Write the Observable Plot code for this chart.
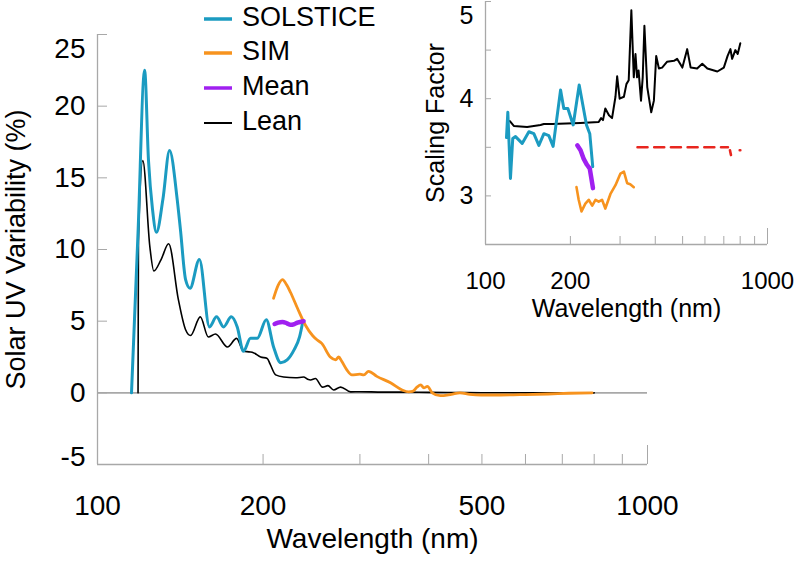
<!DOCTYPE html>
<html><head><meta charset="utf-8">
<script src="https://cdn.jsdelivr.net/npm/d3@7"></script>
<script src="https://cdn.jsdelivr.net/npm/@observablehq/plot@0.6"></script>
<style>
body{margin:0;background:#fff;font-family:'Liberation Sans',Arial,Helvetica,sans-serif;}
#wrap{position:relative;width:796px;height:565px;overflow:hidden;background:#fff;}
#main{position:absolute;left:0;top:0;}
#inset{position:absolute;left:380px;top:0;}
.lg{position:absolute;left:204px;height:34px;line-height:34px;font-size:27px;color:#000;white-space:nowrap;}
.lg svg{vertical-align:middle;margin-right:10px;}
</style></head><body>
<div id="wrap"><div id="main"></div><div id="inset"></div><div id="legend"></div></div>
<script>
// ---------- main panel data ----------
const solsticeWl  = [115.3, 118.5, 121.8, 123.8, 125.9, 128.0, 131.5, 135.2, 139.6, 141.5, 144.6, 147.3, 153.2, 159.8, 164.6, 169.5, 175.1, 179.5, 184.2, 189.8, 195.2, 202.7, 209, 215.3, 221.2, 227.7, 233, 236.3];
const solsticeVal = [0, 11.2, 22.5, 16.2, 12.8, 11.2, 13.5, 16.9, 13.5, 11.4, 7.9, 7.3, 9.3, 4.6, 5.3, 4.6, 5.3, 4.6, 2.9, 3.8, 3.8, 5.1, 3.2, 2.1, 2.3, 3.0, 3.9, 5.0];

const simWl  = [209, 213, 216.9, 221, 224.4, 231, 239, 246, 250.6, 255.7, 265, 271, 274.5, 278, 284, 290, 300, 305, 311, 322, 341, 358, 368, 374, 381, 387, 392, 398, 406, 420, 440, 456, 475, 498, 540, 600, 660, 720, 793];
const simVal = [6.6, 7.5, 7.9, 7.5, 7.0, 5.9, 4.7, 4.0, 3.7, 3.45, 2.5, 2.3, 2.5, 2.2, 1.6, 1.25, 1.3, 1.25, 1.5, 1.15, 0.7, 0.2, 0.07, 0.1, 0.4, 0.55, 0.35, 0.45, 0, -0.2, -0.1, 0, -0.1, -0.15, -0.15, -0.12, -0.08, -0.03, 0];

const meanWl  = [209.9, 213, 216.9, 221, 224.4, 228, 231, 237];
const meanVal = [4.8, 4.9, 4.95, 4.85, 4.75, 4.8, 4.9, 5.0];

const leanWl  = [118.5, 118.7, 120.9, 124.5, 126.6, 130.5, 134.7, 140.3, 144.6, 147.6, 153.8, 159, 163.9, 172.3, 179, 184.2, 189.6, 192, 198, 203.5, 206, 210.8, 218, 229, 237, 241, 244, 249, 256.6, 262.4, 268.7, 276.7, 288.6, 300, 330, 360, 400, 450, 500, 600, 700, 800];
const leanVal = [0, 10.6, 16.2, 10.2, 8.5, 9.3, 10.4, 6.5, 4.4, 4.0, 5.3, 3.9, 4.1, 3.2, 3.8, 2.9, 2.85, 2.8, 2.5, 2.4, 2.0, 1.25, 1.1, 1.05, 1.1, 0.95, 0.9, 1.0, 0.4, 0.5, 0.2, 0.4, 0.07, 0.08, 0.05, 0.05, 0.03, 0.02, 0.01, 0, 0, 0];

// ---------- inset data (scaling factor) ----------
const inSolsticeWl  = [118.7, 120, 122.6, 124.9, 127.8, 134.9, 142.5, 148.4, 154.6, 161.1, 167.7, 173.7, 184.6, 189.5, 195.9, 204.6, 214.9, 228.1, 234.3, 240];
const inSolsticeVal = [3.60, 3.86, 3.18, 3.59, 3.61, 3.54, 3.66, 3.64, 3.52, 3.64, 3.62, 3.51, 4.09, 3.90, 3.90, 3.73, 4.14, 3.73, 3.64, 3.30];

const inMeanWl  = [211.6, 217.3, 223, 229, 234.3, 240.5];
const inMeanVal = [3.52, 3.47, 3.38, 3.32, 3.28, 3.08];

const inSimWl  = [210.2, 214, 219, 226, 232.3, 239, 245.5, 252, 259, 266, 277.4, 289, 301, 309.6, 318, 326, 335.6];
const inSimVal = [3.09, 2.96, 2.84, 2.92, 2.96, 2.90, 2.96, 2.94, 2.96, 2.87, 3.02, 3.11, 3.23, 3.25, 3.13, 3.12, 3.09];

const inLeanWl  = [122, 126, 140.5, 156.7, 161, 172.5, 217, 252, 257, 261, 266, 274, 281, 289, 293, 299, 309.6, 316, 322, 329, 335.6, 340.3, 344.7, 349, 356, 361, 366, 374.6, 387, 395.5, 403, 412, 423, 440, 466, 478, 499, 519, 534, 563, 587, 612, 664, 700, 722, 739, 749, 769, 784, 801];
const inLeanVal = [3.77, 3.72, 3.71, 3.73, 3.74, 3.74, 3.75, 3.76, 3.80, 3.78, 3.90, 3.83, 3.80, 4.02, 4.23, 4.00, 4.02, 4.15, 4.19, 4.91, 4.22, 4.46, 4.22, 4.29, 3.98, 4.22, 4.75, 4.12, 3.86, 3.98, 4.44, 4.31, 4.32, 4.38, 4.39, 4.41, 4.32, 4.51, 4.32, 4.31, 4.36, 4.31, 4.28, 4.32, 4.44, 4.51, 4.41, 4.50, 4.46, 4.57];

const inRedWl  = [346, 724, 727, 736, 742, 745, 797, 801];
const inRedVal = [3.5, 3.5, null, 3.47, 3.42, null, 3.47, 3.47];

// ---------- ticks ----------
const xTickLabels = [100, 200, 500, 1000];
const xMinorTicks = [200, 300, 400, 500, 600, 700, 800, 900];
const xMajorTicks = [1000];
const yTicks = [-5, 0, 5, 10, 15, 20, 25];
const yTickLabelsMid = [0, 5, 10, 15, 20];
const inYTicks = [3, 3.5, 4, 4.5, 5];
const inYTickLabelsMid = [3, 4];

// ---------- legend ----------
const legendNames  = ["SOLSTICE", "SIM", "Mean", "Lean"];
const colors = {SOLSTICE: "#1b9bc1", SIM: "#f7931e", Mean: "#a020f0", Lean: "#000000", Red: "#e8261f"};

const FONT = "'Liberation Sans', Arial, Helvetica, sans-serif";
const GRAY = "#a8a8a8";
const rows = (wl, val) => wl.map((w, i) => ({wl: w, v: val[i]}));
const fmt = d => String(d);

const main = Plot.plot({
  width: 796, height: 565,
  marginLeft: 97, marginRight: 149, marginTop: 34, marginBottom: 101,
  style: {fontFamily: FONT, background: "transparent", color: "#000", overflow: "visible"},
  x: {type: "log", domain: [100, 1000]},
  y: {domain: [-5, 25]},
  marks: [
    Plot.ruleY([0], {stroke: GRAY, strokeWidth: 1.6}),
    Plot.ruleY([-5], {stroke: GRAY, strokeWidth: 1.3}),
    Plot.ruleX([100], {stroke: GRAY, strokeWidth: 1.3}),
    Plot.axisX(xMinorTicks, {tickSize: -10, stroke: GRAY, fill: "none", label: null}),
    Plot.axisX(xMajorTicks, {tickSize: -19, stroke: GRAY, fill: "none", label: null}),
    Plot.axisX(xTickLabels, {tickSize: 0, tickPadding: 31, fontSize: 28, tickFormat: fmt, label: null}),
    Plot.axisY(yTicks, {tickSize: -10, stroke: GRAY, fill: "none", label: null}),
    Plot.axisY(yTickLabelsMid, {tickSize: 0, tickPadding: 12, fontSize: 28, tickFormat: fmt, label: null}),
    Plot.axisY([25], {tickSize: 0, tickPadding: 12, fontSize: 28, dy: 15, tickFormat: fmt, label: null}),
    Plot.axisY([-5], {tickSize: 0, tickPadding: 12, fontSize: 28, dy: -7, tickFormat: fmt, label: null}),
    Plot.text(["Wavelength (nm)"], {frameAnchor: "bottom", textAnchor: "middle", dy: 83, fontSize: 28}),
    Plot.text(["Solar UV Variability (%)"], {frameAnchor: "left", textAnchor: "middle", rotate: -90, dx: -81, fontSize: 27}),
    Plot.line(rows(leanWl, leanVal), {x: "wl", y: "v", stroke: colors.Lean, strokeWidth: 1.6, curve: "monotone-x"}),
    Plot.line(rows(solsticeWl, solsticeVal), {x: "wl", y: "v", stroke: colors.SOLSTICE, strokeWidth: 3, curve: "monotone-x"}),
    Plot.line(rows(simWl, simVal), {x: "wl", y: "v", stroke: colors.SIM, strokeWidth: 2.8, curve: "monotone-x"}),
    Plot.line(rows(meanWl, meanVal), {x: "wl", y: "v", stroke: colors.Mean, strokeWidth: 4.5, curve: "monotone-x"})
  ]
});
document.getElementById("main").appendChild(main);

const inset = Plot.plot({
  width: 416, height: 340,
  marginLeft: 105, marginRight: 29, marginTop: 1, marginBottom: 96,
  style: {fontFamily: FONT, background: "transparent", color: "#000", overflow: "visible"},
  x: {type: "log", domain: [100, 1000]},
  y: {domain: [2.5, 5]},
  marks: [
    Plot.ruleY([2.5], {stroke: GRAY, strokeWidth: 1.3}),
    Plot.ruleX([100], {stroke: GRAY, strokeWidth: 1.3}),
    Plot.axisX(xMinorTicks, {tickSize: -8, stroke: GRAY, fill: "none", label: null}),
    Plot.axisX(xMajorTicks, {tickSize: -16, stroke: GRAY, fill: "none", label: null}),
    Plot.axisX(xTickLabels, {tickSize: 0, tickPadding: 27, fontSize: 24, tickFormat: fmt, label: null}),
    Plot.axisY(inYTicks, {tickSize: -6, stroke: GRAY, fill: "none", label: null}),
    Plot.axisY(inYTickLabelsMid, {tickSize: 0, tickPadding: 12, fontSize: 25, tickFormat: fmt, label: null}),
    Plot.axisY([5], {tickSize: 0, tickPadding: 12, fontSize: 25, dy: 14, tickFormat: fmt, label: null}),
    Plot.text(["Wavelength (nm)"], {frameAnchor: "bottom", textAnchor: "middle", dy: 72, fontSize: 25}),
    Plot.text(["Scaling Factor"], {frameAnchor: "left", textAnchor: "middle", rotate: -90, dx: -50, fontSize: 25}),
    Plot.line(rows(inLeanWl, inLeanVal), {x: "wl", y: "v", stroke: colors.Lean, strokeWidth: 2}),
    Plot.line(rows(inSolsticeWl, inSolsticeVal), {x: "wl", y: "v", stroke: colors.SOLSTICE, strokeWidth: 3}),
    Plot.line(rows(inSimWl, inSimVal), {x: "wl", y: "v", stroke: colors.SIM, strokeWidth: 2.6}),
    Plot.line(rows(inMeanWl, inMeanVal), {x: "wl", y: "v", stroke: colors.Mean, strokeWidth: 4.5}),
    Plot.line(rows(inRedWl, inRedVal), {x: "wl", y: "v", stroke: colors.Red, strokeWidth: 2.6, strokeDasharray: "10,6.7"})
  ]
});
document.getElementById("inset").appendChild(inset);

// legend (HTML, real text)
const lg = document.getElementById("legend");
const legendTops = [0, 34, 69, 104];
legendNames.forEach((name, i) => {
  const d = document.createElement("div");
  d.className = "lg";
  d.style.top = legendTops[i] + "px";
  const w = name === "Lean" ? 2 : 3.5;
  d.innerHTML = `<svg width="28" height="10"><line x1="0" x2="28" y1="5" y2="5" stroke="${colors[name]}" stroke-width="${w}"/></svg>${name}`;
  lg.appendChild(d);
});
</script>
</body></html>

WORK TO COMPLETE: Exactly as written, please give again the lines from the beginning of the listing through the line containing "const meanVal = [4.8, 4.9, 4.95, 4.85, 4.75, 4.8, 4.9, 5.0];", inclusive, without any pictures.

CORRECT OUTPUT:
Write the Observable Plot code for this chart.
<!DOCTYPE html>
<html><head><meta charset="utf-8">
<script src="https://cdn.jsdelivr.net/npm/d3@7"></script>
<script src="https://cdn.jsdelivr.net/npm/@observablehq/plot@0.6"></script>
<style>
body{margin:0;background:#fff;font-family:'Liberation Sans',Arial,Helvetica,sans-serif;}
#wrap{position:relative;width:796px;height:565px;overflow:hidden;background:#fff;}
#main{position:absolute;left:0;top:0;}
#inset{position:absolute;left:380px;top:0;}
.lg{position:absolute;left:204px;height:34px;line-height:34px;font-size:27px;color:#000;white-space:nowrap;}
.lg svg{vertical-align:middle;margin-right:10px;}
</style></head><body>
<div id="wrap"><div id="main"></div><div id="inset"></div><div id="legend"></div></div>
<script>
// ---------- main panel data ----------
const solsticeWl  = [115.3, 118.5, 121.8, 123.8, 125.9, 128.0, 131.5, 135.2, 139.6, 141.5, 144.6, 147.3, 153.2, 159.8, 164.6, 169.5, 175.1, 179.5, 184.2, 189.8, 195.2, 202.7, 209, 215.3, 221.2, 227.7, 233, 236.3];
const solsticeVal = [0, 11.2, 22.5, 16.2, 12.8, 11.2, 13.5, 16.9, 13.5, 11.4, 7.9, 7.3, 9.3, 4.6, 5.3, 4.6, 5.3, 4.6, 2.9, 3.8, 3.8, 5.1, 3.2, 2.1, 2.3, 3.0, 3.9, 5.0];

const simWl  = [209, 213, 216.9, 221, 224.4, 231, 239, 246, 250.6, 255.7, 265, 271, 274.5, 278, 284, 290, 300, 305, 311, 322, 341, 358, 368, 374, 381, 387, 392, 398, 406, 420, 440, 456, 475, 498, 540, 600, 660, 720, 793];
const simVal = [6.6, 7.5, 7.9, 7.5, 7.0, 5.9, 4.7, 4.0, 3.7, 3.45, 2.5, 2.3, 2.5, 2.2, 1.6, 1.25, 1.3, 1.25, 1.5, 1.15, 0.7, 0.2, 0.07, 0.1, 0.4, 0.55, 0.35, 0.45, 0, -0.2, -0.1, 0, -0.1, -0.15, -0.15, -0.12, -0.08, -0.03, 0];

const meanWl  = [209.9, 213, 216.9, 221, 224.4, 228, 231, 237];
const meanVal = [4.8, 4.9, 4.95, 4.85, 4.75, 4.8, 4.9, 5.0];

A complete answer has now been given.